On savait déjà le cinéma hispanique pas mal déjanté. Avec Bacurau on découvre un cinéma lusophone complètement barré.
Entre fable politique et western allégorique, nous voici brinquebalés en camion citerne au fin fond du Nordeste brésilien, le sertão que chantait Bernard Lavilliers.
Un village paumé au milieu d’un aride nulle part, littéralement rayé de la carte, où même l’approvisionnement en eau a été coupé (d’où le camion citerne).
Un village peuplé d’une sacré galerie de portraits qui resteront dans les annales (la doctoresse, le DJ, le guitariste, les ‘putains’, et tous les autres !).
Un village ancré dans la tradition rebelle des cangaceiros, quelque part entre bandits et guerilleros.
Bref, déjà qu’ils ont ni l’eau, ni rien d’autre d’ailleurs, faut pas venir les emmerder les habitants de Bacurau.
Alors quand débarque un étrange équipage d’américains venus, as usual, jouer avec leurs armes à feu, ça va faire mal, très mal.
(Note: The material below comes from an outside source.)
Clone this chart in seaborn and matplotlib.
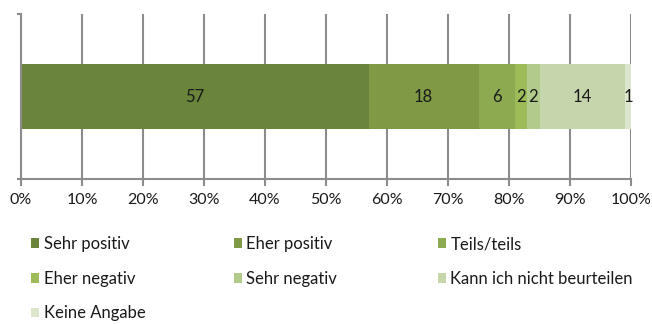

Âmes sensibles s’abstenir.
Un film inclassable qui bouscule les genres : western, horreur, conte philosophique, ... qui se place dès le générique quelque part dans un futur très proche.
Non pas pour les trois gadgets d’anticipation qui parsèment le film mais bien plutôt parce que les réalisateurs Kleber Mendonça Filho et Juliano Dornelles entendent nous décrire le Brésil de demain matin. Le monde de demain matin. Une version réaliste et actualisée de Mad Max.
Quelques jours plus tard, on retient surtout du film cette incroyable peinture des villageois de Bacurau : une communauté de vieux, de gros, de mioches, de moches, de dandys et de travelos, d’ivrognes, certains vivent à poil, d’autres torse nu en survêt’, d’autres arrosent leurs plantes, d’autres baisent la fenêtre ouverte, ...
Cette première partie du film est un sacré moment de cinéma.